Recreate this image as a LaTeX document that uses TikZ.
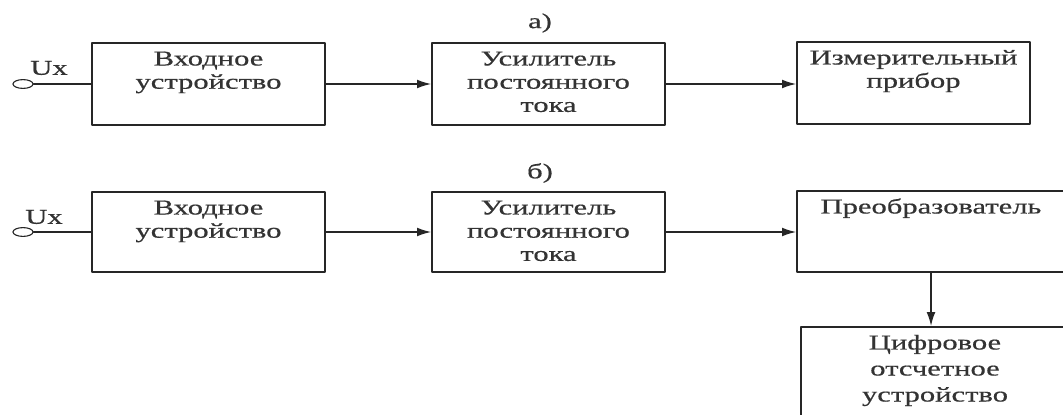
\documentclass[tikz,border=0pt]{standalone}
\usepackage{fontspec}
\setmainfont{Liberation Serif}[FakeStretch=1.45,FakeBold=0.6]
\usetikzlibrary{arrows.meta,shapes.geometric}

\newcommand{\blocktext}[3]{\parbox[c][#2][t]{#1}{\centering\rule{0pt}{16pt}#3}}

\begin{document}
\begin{tikzpicture}[
		x=0.025cm, y=-0.025cm,
		every node/.style={font=\fontsize{15}{16.5}\selectfont, text=black!80},
		blk/.style={draw=black!85, line width=1.3pt, inner sep=0pt},
		term/.style={ellipse, draw=black!85, thick, inner sep=0pt, minimum width=0.5cm, minimum height=0.22cm},
		wire/.style={black!85, line width=1pt},
		arr/.style={black!85, line width=1pt, -{Latex[length=3.5mm,width=2.2mm]}},
		line cap=round,
		line join=round
		]
		\useasboundingbox (0,0) rectangle (1063,414);
		\clip (0,0) rectangle (1063,414);
		
		% ---- схема а) ----
		\node (capa) at (540,23) {а)};
		\node (ta) [term] at (23,84) {};
		\node (uxa) at (49,68) {Ux};
		\node (vxa) [blk] at (208.5,84) {\blocktext{5.825cm}{2.05cm}{Входное\\устройство}};
		\node (upa) [blk] at (548.5,84) {\blocktext{5.825cm}{2.05cm}{Усилитель\\постоянного\\тока}};
		\node (ipa) [blk] at (913.5,83) {\blocktext{5.825cm}{2.05cm}{Измерительный\\прибор}};
		
		\draw[wire] (ta.east) -- (vxa.west);
		\draw[arr] (vxa.east) -- (upa.west);
		\draw[arr] (upa.east) -- (upa.east -| ipa.west);
		
		% ---- схема б) ----
		\node (capb) at (540,173) {б)};
		\node (tb) [term] at (23,232) {};
		\node (uxb) at (44,217) {Ux};
		\node (vxb) [blk] at (208.5,232) {\blocktext{5.825cm}{2cm}{Входное\\устройство}};
		\node (upb) [blk] at (548.5,232) {\blocktext{5.825cm}{2cm}{Усилитель\\постоянного\\тока}};
		\node (prb) [blk] at (931,231.5) {\blocktext{6.7cm}{2.025cm}{Преобразователь}};
		\node (cfb) [blk] at (935,378.5) {\blocktext{6.7cm}{2.575cm}{Цифровое\\[2pt]отсчетное\\[2pt]устройство}};
		
		\draw[wire] (tb.east) -- (vxb.west);
		\draw[arr] (vxb.east) -- (upb.west);
		\draw[arr] (upb.east) -- (upb.east -| prb.west);
		\draw[arr] (prb.south) -- (prb.south |- cfb.north);
	\end{tikzpicture}
\end{document}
+ + + +
● **Request**: Reproduce each line exactly, please, except for any pictures.

● **Result**:
Recreate this image as a LaTeX document that uses TikZ.
\documentclass[tikz,border=0pt]{standalone}
\usepackage{fontspec}
\setmainfont{Liberation Serif}[FakeStretch=1.45,FakeBold=0.6]
\usetikzlibrary{arrows.meta,shapes.geometric}

\newcommand{\blocktext}[3]{\parbox[c][#2][t]{#1}{\centering\rule{0pt}{16pt}#3}}

\begin{document}
\begin{tikzpicture}[
		x=0.025cm, y=-0.025cm,
		every node/.style={font=\fontsize{15}{16.5}\selectfont, text=black!80},
		blk/.style={draw=black!85, line width=1.3pt, inner sep=0pt},
		term/.style={ellipse, draw=black!85, thick, inner sep=0pt, minimum width=0.5cm, minimum height=0.22cm},
		wire/.style={black!85, line width=1pt},
		arr/.style={black!85, line width=1pt, -{Latex[length=3.5mm,width=2.2mm]}},
		line cap=round,
		line join=round
		]
		\useasboundingbox (0,0) rectangle (1063,414);
		\clip (0,0) rectangle (1063,414);
		
		% ---- схема а) ----
		\node (capa) at (540,23) {а)};
		\node (ta) [term] at (23,84) {};
		\node (uxa) at (49,68) {Ux};
		\node (vxa) [blk] at (208.5,84) {\blocktext{5.825cm}{2.05cm}{Входное\\устройство}};
		\node (upa) [blk] at (548.5,84) {\blocktext{5.825cm}{2.05cm}{Усилитель\\постоянного\\тока}};
		\node (ipa) [blk] at (913.5,83) {\blocktext{5.825cm}{2.05cm}{Измерительный\\прибор}};
		
		\draw[wire] (ta.east) -- (vxa.west);
		\draw[arr] (vxa.east) -- (upa.west);
		\draw[arr] (upa.east) -- (upa.east -| ipa.west);
		
		% ---- схема б) ----
		\node (capb) at (540,173) {б)};
		\node (tb) [term] at (23,232) {};
		\node (uxb) at (44,217) {Ux};
		\node (vxb) [blk] at (208.5,232) {\blocktext{5.825cm}{2cm}{Входное\\устройство}};
		\node (upb) [blk] at (548.5,232) {\blocktext{5.825cm}{2cm}{Усилитель\\постоянного\\тока}};
		\node (prb) [blk] at (931,231.5) {\blocktext{6.7cm}{2.025cm}{Преобразователь}};
		\node (cfb) [blk] at (935,378.5) {\blocktext{6.7cm}{2.575cm}{Цифровое\\[2pt]отсчетное\\[2pt]устройство}};
		
		\draw[wire] (tb.east) -- (vxb.west);
		\draw[arr] (vxb.east) -- (upb.west);
		\draw[arr] (upb.east) -- (upb.east -| prb.west);
		\draw[arr] (prb.south) -- (prb.south |- cfb.north);
	\end{tikzpicture}
\end{document}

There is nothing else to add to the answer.